> [What is needed] The listing below holds pictures; exclude them. Return exactly the lines from the one with "Clone this chart in Plotly." through the one with "21.9, 12.4, 6.8, 4.6, 4.0, 4.0, 3.6, 3.2, 1.9, 1.9]".

Dataset entries
"""

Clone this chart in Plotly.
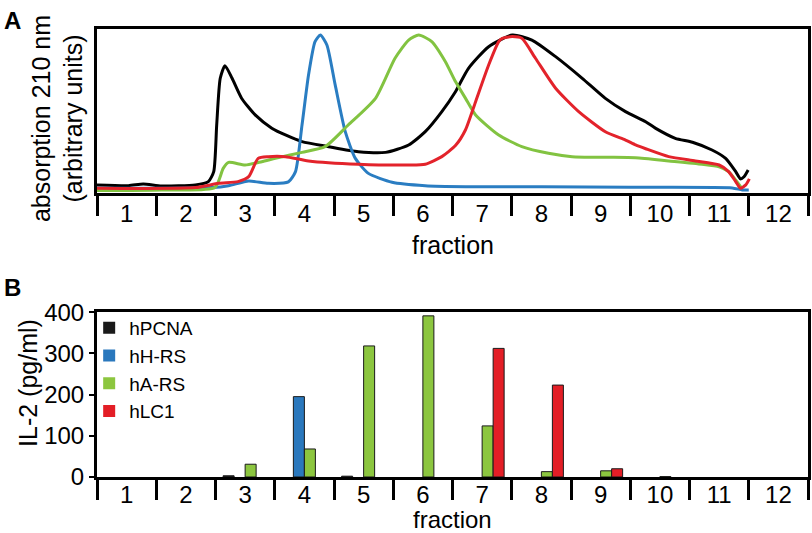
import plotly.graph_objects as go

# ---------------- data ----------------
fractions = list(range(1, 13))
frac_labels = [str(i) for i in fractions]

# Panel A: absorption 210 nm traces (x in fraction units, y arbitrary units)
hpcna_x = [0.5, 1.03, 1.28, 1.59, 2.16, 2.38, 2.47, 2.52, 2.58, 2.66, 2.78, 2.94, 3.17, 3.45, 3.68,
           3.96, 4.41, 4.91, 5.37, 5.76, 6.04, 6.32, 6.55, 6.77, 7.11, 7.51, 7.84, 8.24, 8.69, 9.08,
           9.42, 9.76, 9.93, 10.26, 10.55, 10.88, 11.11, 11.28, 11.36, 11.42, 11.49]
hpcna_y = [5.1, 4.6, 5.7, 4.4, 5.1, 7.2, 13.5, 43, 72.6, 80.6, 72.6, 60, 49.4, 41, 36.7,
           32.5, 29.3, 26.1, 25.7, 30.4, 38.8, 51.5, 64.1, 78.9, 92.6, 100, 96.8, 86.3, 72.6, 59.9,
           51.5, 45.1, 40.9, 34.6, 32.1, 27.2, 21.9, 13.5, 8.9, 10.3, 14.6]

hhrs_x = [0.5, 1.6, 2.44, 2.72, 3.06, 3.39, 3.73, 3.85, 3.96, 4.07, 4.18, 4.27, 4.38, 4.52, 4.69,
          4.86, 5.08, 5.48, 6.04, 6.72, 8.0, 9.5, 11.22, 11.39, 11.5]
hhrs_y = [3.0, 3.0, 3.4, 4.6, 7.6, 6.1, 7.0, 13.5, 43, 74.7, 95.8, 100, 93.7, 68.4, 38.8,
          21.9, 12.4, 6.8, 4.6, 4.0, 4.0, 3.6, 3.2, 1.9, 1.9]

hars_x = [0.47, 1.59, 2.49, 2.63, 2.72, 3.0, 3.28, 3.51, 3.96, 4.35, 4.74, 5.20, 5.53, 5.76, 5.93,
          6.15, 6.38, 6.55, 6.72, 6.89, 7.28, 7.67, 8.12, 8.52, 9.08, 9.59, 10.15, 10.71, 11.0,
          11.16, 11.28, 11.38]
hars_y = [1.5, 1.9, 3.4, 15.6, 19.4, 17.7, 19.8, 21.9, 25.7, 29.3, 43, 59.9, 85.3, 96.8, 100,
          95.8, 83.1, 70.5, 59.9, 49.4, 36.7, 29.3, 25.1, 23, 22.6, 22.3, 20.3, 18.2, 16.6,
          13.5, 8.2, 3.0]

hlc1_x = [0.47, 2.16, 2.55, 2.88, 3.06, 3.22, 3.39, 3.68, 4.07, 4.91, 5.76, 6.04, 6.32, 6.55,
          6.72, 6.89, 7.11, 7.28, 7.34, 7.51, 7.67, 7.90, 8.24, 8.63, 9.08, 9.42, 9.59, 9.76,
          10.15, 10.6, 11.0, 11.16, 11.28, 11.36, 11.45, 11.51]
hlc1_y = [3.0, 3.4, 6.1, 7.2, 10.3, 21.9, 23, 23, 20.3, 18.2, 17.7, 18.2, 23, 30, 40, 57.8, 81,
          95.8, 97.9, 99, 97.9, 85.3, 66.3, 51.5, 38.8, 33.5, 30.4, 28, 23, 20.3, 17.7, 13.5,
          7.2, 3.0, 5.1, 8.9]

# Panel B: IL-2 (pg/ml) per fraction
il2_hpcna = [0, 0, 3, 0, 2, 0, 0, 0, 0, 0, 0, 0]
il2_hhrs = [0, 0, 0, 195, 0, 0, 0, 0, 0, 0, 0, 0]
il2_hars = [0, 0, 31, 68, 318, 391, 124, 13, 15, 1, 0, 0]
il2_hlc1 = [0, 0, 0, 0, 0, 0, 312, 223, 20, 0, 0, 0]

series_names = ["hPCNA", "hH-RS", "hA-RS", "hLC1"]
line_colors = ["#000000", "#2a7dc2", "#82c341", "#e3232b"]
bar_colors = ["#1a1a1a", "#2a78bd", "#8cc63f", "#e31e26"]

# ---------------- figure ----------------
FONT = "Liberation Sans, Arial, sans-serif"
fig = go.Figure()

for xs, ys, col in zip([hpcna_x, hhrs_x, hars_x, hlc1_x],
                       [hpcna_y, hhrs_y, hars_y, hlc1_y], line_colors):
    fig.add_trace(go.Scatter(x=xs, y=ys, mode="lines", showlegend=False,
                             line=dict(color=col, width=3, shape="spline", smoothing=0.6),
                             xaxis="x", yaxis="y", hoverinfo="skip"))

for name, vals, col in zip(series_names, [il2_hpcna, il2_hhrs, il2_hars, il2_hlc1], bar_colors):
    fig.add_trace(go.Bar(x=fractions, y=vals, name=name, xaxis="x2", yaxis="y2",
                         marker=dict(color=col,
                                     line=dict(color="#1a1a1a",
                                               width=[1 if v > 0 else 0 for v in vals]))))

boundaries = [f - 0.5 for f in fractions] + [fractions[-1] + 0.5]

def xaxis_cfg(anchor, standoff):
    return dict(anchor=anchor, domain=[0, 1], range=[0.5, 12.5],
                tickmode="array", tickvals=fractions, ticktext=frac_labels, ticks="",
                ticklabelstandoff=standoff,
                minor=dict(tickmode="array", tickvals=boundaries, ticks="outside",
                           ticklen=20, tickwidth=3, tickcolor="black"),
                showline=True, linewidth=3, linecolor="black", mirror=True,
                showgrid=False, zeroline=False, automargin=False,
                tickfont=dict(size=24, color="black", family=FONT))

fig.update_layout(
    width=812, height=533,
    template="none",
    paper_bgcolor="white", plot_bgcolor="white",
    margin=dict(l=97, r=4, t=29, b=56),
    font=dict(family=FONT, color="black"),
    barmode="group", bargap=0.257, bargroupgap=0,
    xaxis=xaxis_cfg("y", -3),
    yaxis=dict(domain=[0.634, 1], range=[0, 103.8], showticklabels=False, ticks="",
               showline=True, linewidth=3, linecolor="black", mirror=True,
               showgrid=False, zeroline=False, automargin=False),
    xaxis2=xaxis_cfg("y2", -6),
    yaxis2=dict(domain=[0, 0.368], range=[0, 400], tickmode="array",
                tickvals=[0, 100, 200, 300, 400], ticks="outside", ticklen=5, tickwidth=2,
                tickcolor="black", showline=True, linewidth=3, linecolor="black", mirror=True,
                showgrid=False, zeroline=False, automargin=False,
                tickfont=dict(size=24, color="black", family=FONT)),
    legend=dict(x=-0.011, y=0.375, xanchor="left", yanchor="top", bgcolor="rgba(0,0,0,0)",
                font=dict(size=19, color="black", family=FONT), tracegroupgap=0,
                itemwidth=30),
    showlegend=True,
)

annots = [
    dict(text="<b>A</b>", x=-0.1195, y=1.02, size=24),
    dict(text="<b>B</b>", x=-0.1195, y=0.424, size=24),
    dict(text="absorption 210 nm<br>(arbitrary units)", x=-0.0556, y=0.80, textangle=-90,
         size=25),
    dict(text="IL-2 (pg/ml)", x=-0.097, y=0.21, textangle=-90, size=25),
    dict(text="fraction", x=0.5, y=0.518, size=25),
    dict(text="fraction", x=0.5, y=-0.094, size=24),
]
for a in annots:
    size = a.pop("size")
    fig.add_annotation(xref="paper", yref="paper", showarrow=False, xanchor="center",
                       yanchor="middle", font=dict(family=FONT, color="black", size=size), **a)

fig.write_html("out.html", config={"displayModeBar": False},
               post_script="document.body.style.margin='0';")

"""
"""

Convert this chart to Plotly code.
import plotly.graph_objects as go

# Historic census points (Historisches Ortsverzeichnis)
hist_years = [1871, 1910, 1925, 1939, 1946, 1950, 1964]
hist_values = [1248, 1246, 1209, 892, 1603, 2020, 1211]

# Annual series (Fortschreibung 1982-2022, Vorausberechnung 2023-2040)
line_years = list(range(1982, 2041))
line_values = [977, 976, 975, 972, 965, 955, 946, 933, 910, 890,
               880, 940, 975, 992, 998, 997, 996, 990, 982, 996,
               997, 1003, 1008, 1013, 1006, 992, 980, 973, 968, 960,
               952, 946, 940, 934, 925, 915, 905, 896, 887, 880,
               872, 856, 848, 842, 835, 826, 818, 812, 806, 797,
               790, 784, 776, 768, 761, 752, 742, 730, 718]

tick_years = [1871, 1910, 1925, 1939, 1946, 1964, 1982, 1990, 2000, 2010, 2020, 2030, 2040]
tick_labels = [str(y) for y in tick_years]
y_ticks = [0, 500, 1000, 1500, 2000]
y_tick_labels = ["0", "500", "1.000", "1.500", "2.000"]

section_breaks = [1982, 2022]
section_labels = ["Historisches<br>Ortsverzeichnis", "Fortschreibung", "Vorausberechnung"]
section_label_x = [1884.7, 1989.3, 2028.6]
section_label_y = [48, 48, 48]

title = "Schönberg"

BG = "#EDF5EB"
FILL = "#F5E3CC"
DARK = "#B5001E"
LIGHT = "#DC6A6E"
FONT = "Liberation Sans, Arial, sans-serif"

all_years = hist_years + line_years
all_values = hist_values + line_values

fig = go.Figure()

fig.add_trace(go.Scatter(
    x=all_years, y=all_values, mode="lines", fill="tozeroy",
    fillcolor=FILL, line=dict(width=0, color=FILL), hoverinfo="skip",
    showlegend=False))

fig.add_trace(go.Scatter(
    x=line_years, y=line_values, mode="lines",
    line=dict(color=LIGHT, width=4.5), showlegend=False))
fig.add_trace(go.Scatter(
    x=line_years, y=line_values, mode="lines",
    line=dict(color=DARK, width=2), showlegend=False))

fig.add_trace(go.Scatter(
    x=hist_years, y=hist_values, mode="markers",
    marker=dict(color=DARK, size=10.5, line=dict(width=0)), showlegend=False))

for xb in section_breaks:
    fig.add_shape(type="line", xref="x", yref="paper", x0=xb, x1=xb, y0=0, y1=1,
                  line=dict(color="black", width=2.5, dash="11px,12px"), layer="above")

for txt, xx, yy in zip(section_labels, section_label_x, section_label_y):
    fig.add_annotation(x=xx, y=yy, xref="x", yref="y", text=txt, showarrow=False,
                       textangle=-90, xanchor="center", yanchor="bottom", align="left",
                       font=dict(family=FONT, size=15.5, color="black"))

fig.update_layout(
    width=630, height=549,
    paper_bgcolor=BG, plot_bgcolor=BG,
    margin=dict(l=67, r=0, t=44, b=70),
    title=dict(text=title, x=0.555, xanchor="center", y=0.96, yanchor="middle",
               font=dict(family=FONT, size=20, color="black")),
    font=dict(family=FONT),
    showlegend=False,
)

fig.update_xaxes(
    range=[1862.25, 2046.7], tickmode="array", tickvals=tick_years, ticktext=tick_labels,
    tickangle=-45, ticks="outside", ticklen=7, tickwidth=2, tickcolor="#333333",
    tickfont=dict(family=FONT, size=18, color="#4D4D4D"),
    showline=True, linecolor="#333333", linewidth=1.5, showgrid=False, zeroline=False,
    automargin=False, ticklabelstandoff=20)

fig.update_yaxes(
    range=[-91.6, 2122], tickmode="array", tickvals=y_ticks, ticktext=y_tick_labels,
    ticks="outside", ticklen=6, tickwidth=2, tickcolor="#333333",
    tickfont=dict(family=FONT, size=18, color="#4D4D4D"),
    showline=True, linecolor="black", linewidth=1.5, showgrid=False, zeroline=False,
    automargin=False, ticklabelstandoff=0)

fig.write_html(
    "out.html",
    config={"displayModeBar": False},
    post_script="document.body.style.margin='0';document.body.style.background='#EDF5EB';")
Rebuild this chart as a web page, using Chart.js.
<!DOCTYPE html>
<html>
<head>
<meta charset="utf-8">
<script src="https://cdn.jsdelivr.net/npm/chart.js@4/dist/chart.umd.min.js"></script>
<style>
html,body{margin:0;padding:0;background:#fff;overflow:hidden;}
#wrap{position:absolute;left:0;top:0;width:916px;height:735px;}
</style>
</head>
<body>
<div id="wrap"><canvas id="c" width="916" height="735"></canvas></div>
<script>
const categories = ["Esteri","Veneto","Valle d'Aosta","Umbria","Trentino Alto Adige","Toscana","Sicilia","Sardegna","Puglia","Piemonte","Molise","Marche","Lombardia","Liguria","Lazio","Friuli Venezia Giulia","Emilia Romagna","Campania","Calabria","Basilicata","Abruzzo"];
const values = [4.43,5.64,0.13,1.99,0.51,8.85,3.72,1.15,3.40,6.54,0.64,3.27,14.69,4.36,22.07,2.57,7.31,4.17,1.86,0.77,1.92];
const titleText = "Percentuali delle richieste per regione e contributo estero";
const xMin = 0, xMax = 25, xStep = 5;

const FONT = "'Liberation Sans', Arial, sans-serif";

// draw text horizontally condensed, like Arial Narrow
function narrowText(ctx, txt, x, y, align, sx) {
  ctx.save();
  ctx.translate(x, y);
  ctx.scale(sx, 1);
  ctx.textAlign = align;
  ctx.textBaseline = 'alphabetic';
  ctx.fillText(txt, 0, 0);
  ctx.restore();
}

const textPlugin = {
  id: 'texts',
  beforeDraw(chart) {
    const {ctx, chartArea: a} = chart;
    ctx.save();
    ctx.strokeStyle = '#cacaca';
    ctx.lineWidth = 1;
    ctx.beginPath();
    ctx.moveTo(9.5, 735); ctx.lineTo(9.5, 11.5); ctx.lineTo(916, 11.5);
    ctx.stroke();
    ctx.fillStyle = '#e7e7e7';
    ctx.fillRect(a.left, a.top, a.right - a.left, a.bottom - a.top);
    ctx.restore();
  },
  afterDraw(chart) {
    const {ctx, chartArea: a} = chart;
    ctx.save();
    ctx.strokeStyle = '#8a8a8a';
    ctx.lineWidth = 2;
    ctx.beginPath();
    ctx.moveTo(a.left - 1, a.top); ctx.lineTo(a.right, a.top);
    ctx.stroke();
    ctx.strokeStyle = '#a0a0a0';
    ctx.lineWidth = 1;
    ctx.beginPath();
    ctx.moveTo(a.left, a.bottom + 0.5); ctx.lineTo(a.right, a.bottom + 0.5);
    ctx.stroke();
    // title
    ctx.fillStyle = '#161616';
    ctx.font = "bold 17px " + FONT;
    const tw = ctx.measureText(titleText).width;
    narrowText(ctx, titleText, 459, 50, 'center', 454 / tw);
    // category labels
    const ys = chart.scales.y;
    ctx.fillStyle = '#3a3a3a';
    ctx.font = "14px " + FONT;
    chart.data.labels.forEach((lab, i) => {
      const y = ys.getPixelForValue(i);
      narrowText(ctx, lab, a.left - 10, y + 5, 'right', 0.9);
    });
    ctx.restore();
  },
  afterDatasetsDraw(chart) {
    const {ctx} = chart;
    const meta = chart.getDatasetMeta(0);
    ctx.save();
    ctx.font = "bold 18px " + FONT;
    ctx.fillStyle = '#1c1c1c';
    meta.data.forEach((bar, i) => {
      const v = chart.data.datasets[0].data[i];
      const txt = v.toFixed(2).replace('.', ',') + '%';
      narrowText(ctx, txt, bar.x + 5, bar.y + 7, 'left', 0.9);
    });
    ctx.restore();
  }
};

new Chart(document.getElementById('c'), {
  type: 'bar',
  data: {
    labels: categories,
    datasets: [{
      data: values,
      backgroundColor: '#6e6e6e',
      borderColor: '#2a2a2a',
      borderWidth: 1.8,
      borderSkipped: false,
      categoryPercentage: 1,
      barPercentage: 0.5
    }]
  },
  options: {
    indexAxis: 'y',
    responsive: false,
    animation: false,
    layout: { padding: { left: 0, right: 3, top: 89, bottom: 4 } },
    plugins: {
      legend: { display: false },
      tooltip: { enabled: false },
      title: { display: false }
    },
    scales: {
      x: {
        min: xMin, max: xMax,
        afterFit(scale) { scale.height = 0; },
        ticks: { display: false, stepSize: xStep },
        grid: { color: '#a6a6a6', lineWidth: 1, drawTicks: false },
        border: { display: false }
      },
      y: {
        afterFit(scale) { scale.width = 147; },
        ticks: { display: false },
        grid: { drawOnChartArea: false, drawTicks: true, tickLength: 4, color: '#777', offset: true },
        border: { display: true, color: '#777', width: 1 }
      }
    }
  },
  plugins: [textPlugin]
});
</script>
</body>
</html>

"""

> [The result]
Clone this chart in Plotly.
import plotly.graph_objects as go

# ---------------- data ----------------
fractions = list(range(1, 13))
frac_labels = [str(i) for i in fractions]

# Panel A: absorption 210 nm traces (x in fraction units, y arbitrary units)
hpcna_x = [0.5, 1.03, 1.28, 1.59, 2.16, 2.38, 2.47, 2.52, 2.58, 2.66, 2.78, 2.94, 3.17, 3.45, 3.68,
           3.96, 4.41, 4.91, 5.37, 5.76, 6.04, 6.32, 6.55, 6.77, 7.11, 7.51, 7.84, 8.24, 8.69, 9.08,
           9.42, 9.76, 9.93, 10.26, 10.55, 10.88, 11.11, 11.28, 11.36, 11.42, 11.49]
hpcna_y = [5.1, 4.6, 5.7, 4.4, 5.1, 7.2, 13.5, 43, 72.6, 80.6, 72.6, 60, 49.4, 41, 36.7,
           32.5, 29.3, 26.1, 25.7, 30.4, 38.8, 51.5, 64.1, 78.9, 92.6, 100, 96.8, 86.3, 72.6, 59.9,
           51.5, 45.1, 40.9, 34.6, 32.1, 27.2, 21.9, 13.5, 8.9, 10.3, 14.6]

hhrs_x = [0.5, 1.6, 2.44, 2.72, 3.06, 3.39, 3.73, 3.85, 3.96, 4.07, 4.18, 4.27, 4.38, 4.52, 4.69,
          4.86, 5.08, 5.48, 6.04, 6.72, 8.0, 9.5, 11.22, 11.39, 11.5]
hhrs_y = [3.0, 3.0, 3.4, 4.6, 7.6, 6.1, 7.0, 13.5, 43, 74.7, 95.8, 100, 93.7, 68.4, 38.8,
          21.9, 12.4, 6.8, 4.6, 4.0, 4.0, 3.6, 3.2, 1.9, 1.9]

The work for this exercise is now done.